» Problem to solve
Write out the listing from the line with "Reproduce this chart with Bokeh." to the line with "import math", both lines included, exactly and nothing beyond. Leave pictures out.

» Provided records
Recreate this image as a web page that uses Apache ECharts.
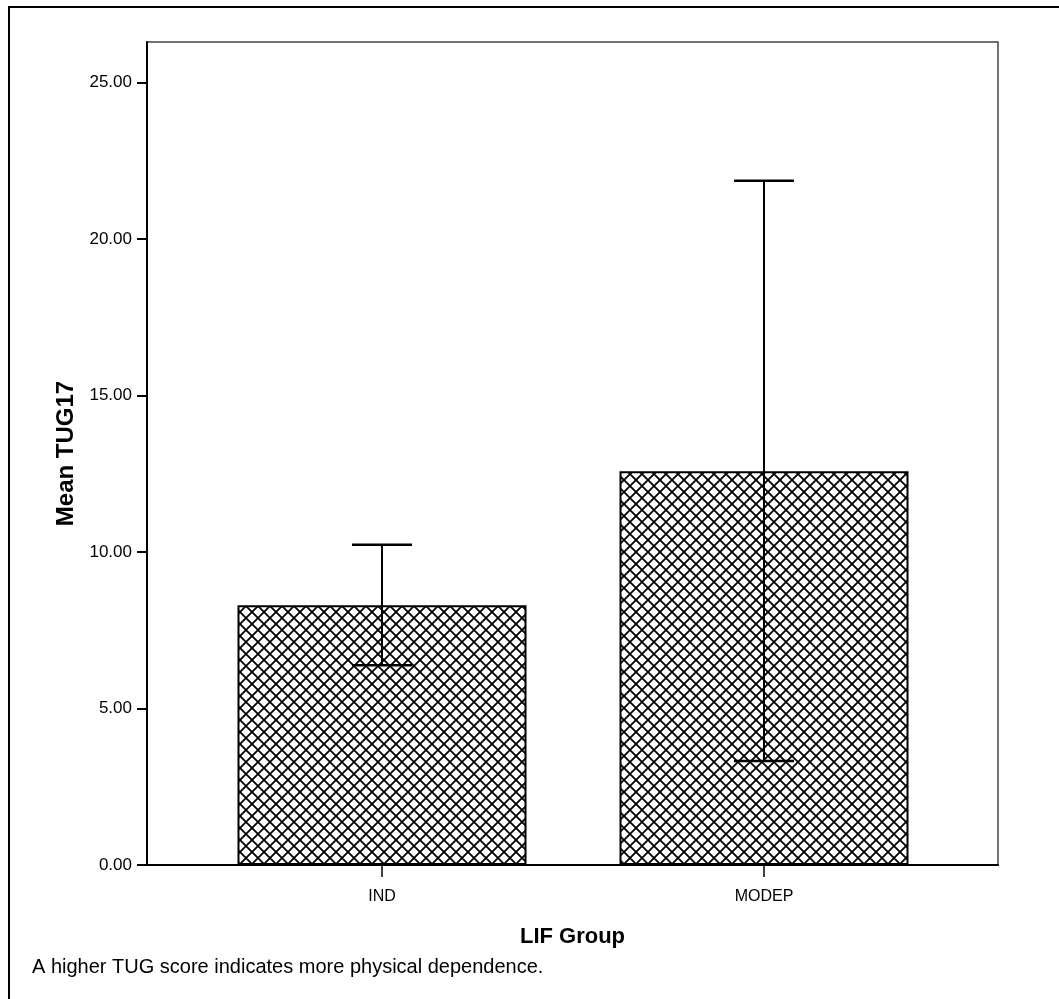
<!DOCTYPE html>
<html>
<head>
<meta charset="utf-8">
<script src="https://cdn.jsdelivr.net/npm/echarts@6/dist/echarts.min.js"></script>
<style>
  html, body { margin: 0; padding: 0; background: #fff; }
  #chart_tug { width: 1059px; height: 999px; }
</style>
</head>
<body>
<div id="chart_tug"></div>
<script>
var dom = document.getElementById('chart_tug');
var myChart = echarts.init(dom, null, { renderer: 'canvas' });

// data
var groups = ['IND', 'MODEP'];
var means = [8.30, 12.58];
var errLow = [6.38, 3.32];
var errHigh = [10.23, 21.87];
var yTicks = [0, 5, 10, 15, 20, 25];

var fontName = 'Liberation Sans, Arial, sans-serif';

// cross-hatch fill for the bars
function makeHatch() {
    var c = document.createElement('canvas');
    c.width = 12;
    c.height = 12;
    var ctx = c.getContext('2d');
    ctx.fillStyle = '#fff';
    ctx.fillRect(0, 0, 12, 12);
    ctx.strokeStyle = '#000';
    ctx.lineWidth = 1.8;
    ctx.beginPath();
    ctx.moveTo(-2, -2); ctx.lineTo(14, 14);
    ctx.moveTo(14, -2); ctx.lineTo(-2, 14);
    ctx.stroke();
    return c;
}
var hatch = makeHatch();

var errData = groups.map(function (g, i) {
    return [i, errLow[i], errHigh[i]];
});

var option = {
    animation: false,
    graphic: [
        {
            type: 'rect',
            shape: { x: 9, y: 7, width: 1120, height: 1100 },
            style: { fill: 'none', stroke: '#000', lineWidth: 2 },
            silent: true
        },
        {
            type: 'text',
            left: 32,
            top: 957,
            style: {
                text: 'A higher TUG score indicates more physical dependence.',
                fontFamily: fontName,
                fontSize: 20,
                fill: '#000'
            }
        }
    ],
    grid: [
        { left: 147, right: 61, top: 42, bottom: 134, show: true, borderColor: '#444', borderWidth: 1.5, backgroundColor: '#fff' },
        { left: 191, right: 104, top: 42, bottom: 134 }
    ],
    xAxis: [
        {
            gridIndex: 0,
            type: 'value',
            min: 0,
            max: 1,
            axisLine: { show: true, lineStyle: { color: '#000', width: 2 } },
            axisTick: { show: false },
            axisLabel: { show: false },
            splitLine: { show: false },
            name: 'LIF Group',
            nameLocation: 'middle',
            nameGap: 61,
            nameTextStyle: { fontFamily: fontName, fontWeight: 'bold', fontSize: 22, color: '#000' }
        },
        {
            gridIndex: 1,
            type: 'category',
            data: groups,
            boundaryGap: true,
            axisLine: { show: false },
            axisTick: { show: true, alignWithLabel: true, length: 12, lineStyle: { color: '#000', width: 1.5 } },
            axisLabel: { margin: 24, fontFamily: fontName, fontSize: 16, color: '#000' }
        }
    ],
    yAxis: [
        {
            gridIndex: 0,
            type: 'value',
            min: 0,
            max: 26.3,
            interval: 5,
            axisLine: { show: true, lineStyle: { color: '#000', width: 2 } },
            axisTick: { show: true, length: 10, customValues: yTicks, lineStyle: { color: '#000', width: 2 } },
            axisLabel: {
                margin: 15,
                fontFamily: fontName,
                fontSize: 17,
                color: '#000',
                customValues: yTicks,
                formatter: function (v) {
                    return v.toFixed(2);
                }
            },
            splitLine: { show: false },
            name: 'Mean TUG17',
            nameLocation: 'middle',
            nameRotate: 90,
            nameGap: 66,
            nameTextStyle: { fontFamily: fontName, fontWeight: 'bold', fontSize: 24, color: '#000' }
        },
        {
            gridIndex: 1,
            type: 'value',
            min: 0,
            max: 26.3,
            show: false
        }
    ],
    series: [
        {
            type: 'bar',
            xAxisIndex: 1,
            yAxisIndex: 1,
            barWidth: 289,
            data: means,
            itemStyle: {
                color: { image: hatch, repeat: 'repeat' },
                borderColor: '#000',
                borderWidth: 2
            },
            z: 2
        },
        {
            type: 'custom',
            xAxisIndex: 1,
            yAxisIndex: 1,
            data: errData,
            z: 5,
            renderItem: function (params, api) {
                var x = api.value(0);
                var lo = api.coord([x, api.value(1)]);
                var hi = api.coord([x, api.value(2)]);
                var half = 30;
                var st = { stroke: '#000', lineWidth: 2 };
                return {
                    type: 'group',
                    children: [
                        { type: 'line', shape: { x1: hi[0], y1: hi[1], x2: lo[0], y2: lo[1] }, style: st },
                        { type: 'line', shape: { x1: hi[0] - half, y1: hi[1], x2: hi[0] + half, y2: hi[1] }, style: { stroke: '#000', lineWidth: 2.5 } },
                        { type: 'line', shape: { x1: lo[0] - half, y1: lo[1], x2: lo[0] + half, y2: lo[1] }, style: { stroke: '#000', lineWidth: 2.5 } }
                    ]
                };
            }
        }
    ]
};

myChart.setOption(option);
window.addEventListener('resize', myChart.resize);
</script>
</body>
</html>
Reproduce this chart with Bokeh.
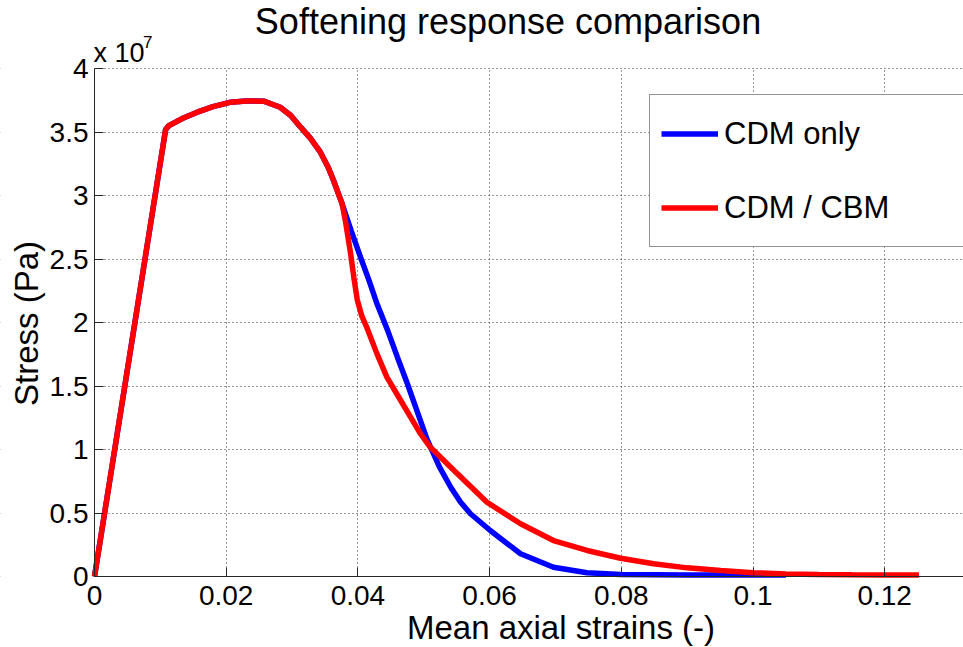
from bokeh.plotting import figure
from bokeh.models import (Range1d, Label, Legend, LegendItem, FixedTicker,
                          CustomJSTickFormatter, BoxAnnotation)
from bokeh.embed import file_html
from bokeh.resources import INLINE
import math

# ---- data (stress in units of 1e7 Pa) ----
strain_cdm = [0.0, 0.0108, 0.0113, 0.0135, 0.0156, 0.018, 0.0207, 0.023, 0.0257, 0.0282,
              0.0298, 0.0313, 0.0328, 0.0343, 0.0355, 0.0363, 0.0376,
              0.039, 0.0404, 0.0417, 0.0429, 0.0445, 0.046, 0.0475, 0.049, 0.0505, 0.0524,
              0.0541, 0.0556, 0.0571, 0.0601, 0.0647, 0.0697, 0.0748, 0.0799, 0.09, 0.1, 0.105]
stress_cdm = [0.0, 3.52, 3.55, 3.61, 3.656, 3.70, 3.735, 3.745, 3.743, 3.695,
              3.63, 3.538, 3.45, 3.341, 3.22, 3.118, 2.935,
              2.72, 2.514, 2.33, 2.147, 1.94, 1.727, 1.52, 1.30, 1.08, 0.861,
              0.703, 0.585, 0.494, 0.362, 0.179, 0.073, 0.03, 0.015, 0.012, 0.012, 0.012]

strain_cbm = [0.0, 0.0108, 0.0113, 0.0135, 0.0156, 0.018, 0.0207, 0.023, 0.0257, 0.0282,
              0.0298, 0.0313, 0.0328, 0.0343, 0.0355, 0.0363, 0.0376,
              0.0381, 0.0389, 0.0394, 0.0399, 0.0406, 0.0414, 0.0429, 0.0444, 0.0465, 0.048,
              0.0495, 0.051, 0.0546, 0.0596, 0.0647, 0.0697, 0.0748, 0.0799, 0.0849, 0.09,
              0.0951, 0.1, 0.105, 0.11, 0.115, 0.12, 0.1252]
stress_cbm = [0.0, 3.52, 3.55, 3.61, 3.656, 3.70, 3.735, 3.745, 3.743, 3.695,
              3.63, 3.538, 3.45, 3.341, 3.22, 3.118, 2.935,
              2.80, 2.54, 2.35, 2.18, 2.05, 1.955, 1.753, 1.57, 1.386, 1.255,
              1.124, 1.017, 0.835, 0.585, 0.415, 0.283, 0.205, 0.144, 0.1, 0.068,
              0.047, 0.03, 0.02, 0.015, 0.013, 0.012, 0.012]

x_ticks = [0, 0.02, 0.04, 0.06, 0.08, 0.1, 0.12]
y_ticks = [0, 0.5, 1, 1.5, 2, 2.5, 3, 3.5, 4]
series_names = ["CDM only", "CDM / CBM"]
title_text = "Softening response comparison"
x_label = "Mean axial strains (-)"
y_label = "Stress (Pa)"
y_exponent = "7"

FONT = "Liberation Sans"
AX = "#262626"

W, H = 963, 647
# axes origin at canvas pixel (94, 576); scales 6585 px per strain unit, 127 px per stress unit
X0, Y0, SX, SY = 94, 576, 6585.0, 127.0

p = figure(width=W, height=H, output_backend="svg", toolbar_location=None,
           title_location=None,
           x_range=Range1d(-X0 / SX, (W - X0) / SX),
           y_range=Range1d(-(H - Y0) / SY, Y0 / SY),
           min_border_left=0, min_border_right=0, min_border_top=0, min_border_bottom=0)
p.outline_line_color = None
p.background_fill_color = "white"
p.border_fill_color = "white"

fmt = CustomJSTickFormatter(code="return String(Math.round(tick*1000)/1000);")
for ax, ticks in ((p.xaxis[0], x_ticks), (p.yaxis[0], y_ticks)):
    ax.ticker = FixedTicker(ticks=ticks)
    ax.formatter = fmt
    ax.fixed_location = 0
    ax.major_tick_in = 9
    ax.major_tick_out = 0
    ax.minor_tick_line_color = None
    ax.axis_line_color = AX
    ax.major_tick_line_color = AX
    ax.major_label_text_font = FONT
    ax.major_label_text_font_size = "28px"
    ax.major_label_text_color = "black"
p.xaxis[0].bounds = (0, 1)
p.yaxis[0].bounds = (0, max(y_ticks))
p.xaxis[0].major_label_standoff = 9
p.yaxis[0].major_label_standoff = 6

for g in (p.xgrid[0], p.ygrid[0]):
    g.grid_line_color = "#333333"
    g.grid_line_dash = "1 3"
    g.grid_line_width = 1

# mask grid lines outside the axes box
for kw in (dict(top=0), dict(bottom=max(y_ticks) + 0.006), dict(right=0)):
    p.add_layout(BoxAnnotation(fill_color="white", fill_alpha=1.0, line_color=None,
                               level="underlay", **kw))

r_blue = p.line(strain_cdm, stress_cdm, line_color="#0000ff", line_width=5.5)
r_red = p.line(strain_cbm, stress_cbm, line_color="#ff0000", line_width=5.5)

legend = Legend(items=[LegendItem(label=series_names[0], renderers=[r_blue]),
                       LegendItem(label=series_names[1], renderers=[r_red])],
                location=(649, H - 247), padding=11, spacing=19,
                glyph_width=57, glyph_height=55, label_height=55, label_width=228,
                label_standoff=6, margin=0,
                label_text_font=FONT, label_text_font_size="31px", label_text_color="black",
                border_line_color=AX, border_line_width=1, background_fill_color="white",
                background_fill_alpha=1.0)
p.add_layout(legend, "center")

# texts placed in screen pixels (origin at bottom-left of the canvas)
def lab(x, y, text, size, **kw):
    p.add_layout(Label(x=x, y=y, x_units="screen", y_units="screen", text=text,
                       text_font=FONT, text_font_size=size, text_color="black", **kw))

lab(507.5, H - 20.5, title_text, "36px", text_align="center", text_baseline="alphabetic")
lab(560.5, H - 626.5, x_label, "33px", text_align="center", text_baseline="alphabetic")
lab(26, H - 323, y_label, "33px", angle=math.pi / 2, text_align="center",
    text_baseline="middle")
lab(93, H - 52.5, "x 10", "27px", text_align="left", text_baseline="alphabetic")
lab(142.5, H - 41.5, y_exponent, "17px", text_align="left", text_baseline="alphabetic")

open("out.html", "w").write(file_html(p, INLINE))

» The solution
Reproduce this chart with Bokeh.
from bokeh.plotting import figure
from bokeh.models import (Range1d, Label, Legend, LegendItem, FixedTicker,
                          CustomJSTickFormatter, BoxAnnotation)
from bokeh.embed import file_html
from bokeh.resources import INLINE
import math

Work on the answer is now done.